При этом диссидентом отец, конечно, не был. У него была вполне советская карьера, он с детства, с тех пор как отца забрали, привык держать свои мысли при себе.
— Когда вы почувствовали освобождение от неправды, связанной с советской пропагандой?
— Я думаю, как и все, в конце 80-х годов, когда стало можно сначала что-то читать, а потом говорить. Я почувствовал дикое облегчение, потому что мне надоело врать. Я был готов много дать за то, чтобы мне позволено было не врать, поэтому заставить меня врать снова практически невозможно.
Для меня уже было все вот тут — тоска комсомольских собраний, единогласное голосование.
В курилке люди рассказывают анекдоты про Брежнева, потом возвращаются в зал и начинают говорить казенные слова и поднимать руки. Это достало просто по самое-самое.
— Какое ваше первое самое сильное впечатление от перестройки? В какой момент вы поняли, что мир не будет прежним?
— У меня, наверное, все-таки исторический взгляд, я же историк. Помню журнал «Огонек». Я тогда занимался репетиторством, у меня сидела группа ребят-десятиклассников, которых я готовил к поступлению по истории и обществоведению. Жена принесла мне журнал «Огонек», а в нем — позитивная статья о Бухарине.
Бухарин был другом моих деда с бабушкой, он у них останавливался, когда приезжал в Грузию. Бабушка знала его дочь, знала его жену, Ларину. Я привык, что Бухарин — враг народа, и вдруг — реабилитация. Сейчас это воспринимается как мелочь: какая разница, Бухарин — все они одним миром мазаны. Но тогда это было огромным событием.

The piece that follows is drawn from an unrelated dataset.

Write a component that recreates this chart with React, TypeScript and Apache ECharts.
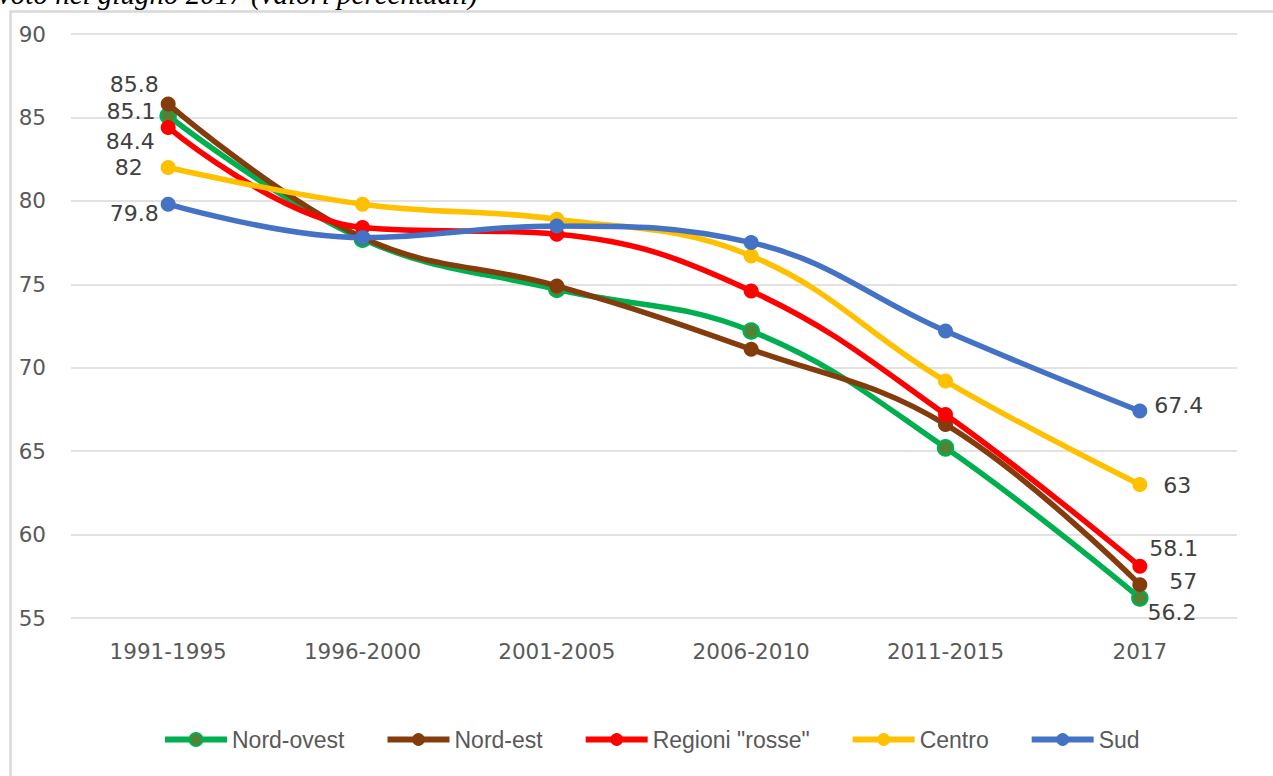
import React, { useEffect, useRef } from "react";
import * as echarts from "echarts";

const categories = ["1991-1995", "1996-2000", "2001-2005", "2006-2010", "2011-2015", "2017"];
const seriesNames = ["Nord-ovest", "Nord-est", 'Regioni "rosse"', "Centro", "Sud"];
const nordOvest = [85.1, 77.7, 74.7, 72.2, 65.2, 56.2];
const nordEst = [85.8, 77.8, 74.9, 71.1, 66.6, 57];
const regioniRosse = [84.4, 78.4, 78.0, 74.6, 67.2, 58.1];
const centro = [82, 79.8, 78.9, 76.7, 69.2, 63];
const sud = [79.8, 77.8, 78.5, 77.5, 72.2, 67.4];
const yTicks = { min: 55, max: 90, interval: 5 };
const titleText = "voto nel giugno 2017 (valori percentuali)";

const values = [nordOvest, nordEst, regioniRosse, centro, sud];
const lineColors = ["#00b050", "#843c0c", "#ff0000", "#ffc000", "#4472c4"];
const symbolFill = ["#548235", "#843c0c", "#ff0000", "#ffc000", "#4472c4"];
// label offsets (style): first point labels on left, last point labels on right
const firstOffsets = [[-4, -4], [-2, -20], [-6, 14], [-18, 0], [-2, 9]];
const lastOffsets = [[-1, 15], [22, -3], [2, -18], [16, 1], [7, -6]];

const labelFont = "DejaVu Sans";

export default function App() {
  const ref = useRef<HTMLDivElement>(null);
  useEffect(() => {
    if (!ref.current) return;
    const chart = echarts.init(ref.current, null, { renderer: "svg" });
    const series = seriesNames.map((name, si) => ({
      name,
      type: "line",
      smooth: 0.4,
      symbol: "circle",
      symbolSize: 15,
      z: 2 + si,
      lineStyle: { color: lineColors[si], width: 5.5 },
      itemStyle: {
        color: symbolFill[si],
        borderColor: lineColors[si],
        borderWidth: si === 0 ? 2.5 : 0,
      },
      emphasis: { disabled: true },
      data: values[si].map((v, i) => {
        if (i === 0) {
          return {
            value: v,
            label: {
              show: true,
              position: "left",
              distance: 0,
              offset: firstOffsets[si],
              formatter: String(v),
            },
          };
        }
        if (i === values[si].length - 1) {
          return {
            value: v,
            label: {
              show: true,
              position: "right",
              distance: 0,
              offset: lastOffsets[si],
              formatter: String(v),
            },
          };
        }
        return { value: v };
      }),
      label: {
        fontFamily: labelFont,
        fontSize: 22,
        color: "#404040",
      },
    }));

    chart.setOption({
      animation: false,
      backgroundColor: "#ffffff",
      grid: { left: 71, right: 36, top: 34, bottom: 158 },
      xAxis: {
        type: "category",
        data: categories,
        boundaryGap: true,
        axisLine: { show: false },
        axisTick: { show: false },
        axisLabel: {
          fontFamily: labelFont,
          fontSize: 21.5,
          color: "#595959",
          margin: 22,
        },
      },
      yAxis: {
        type: "value",
        min: yTicks.min,
        max: yTicks.max,
        interval: yTicks.interval,
        axisLine: { show: false },
        axisTick: { show: false },
        splitLine: { lineStyle: { color: "#d9d9d9", width: 1.5 } },
        axisLabel: {
          fontFamily: labelFont,
          fontSize: 21.5,
          color: "#595959",
          margin: 25,
        },
      },
      legend: {
        data: seriesNames,
        bottom: 20,
        left: 157,
        itemWidth: 62,
        itemHeight: 16,
        itemGap: 40,
        lineStyle: { width: 6 },
        textStyle: {
          fontFamily: "Liberation Sans",
          fontSize: 23,
          color: "#595959",
        },
      },
      graphic: [
        {
          type: "rect",
          shape: { x: 10.5, y: 11.5, width: 1400, height: 900 },
          style: { fill: "none", stroke: "#d9d9d9", lineWidth: 2.5 },
          silent: true,
          z: -1,
        },
        {
          type: "text",
          x: -2,
          y: 8,
          style: {
            text: titleText,
            font: "italic 29px 'Liberation Serif'",
            fill: "#000000",
            textVerticalAlign: "bottom",
          },
          silent: true,
        },
      ],
      series,
    });
    return () => chart.dispose();
  }, []);
  return (
    <div
      ref={ref}
      style={{ position: "absolute", left: 0, top: 0, width: 1273, height: 776 }}
    />
  );
}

Историку нужно было вступать в партию, но я сачковал, потом уже это стало неактуально. Последний гвоздь в гроб моего намерения вступить в партию вбила публикация в «Аргументах и фактах» о голодоморе и каннибализме. Я прочел о матери, которая сделала выбор между несколькими детьми. Понятно какой. Это на меня произвело настолько сильное впечатление, что я сказал: «В партию вступать не буду».
«Могу говорить все, что считаю нужным»
— Где вы учились?
— Истфак МГУ. Я был американистом, занимался новейшей историей США. Писал диплом по Уотергейтскому делу.
— За железным занавесом трудно было изучать США, поэтому многие люди уходили в какие-то древние эпохи, там было поспокойнее.
— В древних эпохах тоже было интересно. У меня была любимая моя курсовая работа «Современники про Ивана Грозного». Тема Ивана Васильевича меня всегда увлекала, поэтому я сейчас очень пристально смотрю за тем, что происходит, в том числе, с его историческим образом. <…>
— Что вас радует?
— Что есть возможность работать, да. Лично у меня она есть. Я занимаюсь историей, и еще где-то я могу говорить все, что считаю нужным.
— Правду и ничего, кроме правды?
— Так, как я ее чувствую, да. Стараюсь, во всяком случае. Я не претендую на то, что я — носитель истины в последней инстанции.